Sorry this is not an issue at all, I am not seeking for extra optimization of the working program. If I go this way and “per-seach”, the remaining batches will be still affected by the same issue what I need to locate and understand. Thank you.

Host has tons of RAM 170 Gb. I’ll try later a version of streaming the batch from the S3 directly to the processing function bypassing disk. Will report my results after. Thank you.

did you increase async-threads? believe you are currently file IO limited…

how do you start the server? try with iex --erl "+A 96" -S mix phx.server and see if that doesn’t “unlimit” file IO for you…
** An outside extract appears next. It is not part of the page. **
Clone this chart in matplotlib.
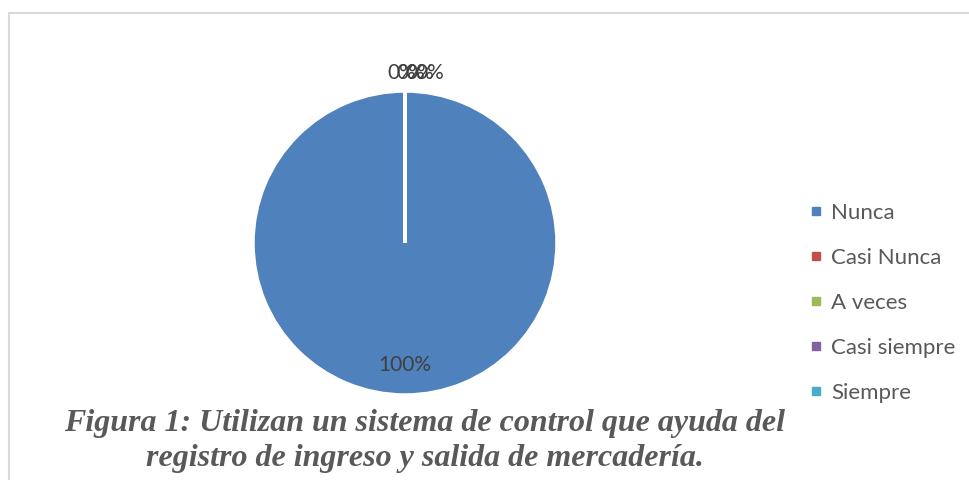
import matplotlib.pyplot as plt
from matplotlib.patches import Rectangle
import numpy as np

# --- Data ---
categories = ['Nunca', 'Casi Nunca', 'A veces', 'Casi siempre', 'Siempre']
percentages = [100, 0, 0, 0, 0]
colors = ['#4F81BD', '#C0504D', '#9BBB59', '#8064A2', '#4BACC6']
title = 'Figura 1: Utilizan un sistema de control que ayuda del\nregistro de ingreso y salida de mercadería.'

TEXT_GRAY = '#595959'

fig = plt.figure(figsize=(9.69, 4.80), dpi=100)

# light gray chart frame (runs off the right and bottom edges)
fig.patches.append(Rectangle((9 / 969, -0.1), 1.2, (480 - 13) / 480 + 0.1,
                             transform=fig.transFigure, fill=False,
                             edgecolor='#D9D9D9', linewidth=1.5))

ax = fig.add_axes([253 / 969, (480 - 395) / 480, 304 / 969, 304 / 480])
wedges, _ = ax.pie(percentages, colors=colors, startangle=90, counterclock=False,
                   wedgeprops=dict(edgecolor='white', linewidth=2.5))
ax.set_aspect('equal')
ax.set_xlim(-1, 1)
ax.set_ylim(-1, 1)

# percentage labels: big slice inside, empty slices stacked outside at the top
# (they overlap in the original too)
zero_idx = 0
for w, pct in zip(wedges, percentages):
    mid = np.deg2rad((w.theta1 + w.theta2) / 2)
    if pct > 0:
        r = 0.80
        dx = 0
    else:
        r = 1.12
        dx = -0.02 + 0.06 * zero_idx
        zero_idx += 1
    ax.text(r * np.cos(mid) + dx, r * np.sin(mid), f'{pct:.0f}%',
            ha='center', va='center', fontsize=15, color='#404040',
            family='Lato')

# legend
handles = [plt.Line2D([0], [0], marker='s', linestyle='none', markersize=6,
                      markerfacecolor=c, markeredgecolor=c) for c in colors]
leg = fig.legend(handles, categories, loc='upper left',
                 bbox_to_anchor=(789 / 969, 1 - 183 / 480), frameon=False,
                 handlelength=0.6, handletextpad=0.4, labelspacing=1.12,
                 prop=dict(family='Lato', size=16))
for t in leg.get_texts():
    t.set_color(TEXT_GRAY)

fig.text(425 / 969, 1 - 441 / 480, title, ha='center', va='center',
         family='Liberation Serif', fontsize=23, fontweight='bold',
         style='italic', color=TEXT_GRAY, linespacing=1.3)

fig.savefig('out.png', dpi=100, facecolor='white')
So all this disk IO is happening on an EBS volume? Have you ruled out IOPs throttling? you don’t get alot of i/o with out going to provisioned iops.

It would be interested to just try an instance that has a local ssd. Also, all the writing happening in a single directory, you might be creating contention with meta data. There are mount options to lessen this, and also creating more of a hashed directory structure might be something to try.

1 Like

Sorry haven’t tried it yet, will do later. Thank you

Thanks for analyzing - this assumption is pretty possible. Yes C5.18XL is EBS backup-ed, I need to pick up another instance type with SSD drive to test, will do it later. Thank you.

Sorry to say - did not help, the same issue:

iex --erl “+A 96” -S mix

then

all = File.ls!(“/home/user/temp/diskspace/tools/batches”)
take = all |> Enum.take(72)
take |> Tools.Amendments.proces_batches_in_process

and last entry from the log

00:32:16.633 [info] Processed batch: 2018-12-05-11-14-47-xyz-file-50bf681f9878696749d1ca483f5f9e5b.gz time: 257694

then running the same file in single process:

iex(9)> [“2018-12-05-11-14-47-xyz-file-50bf681f9878696749d1ca483f5f9e5b.gz”] |> Tools.Amendments.proces_batches_in_process
:ok
00:34:14.859 [info] Started to process batches
iex(10)>
00:34:14.859 [info] Overal process completed
00:34:14.953 [info] Processed batch: 2018-12-05-11-14-47-xyz-file-50bf681f9878696749d1ca483f5f9e5b.gz time: 93695

You see the 250 milliseconds vs 93 latency increase.

My next step to rule out EBS volume. Thank you.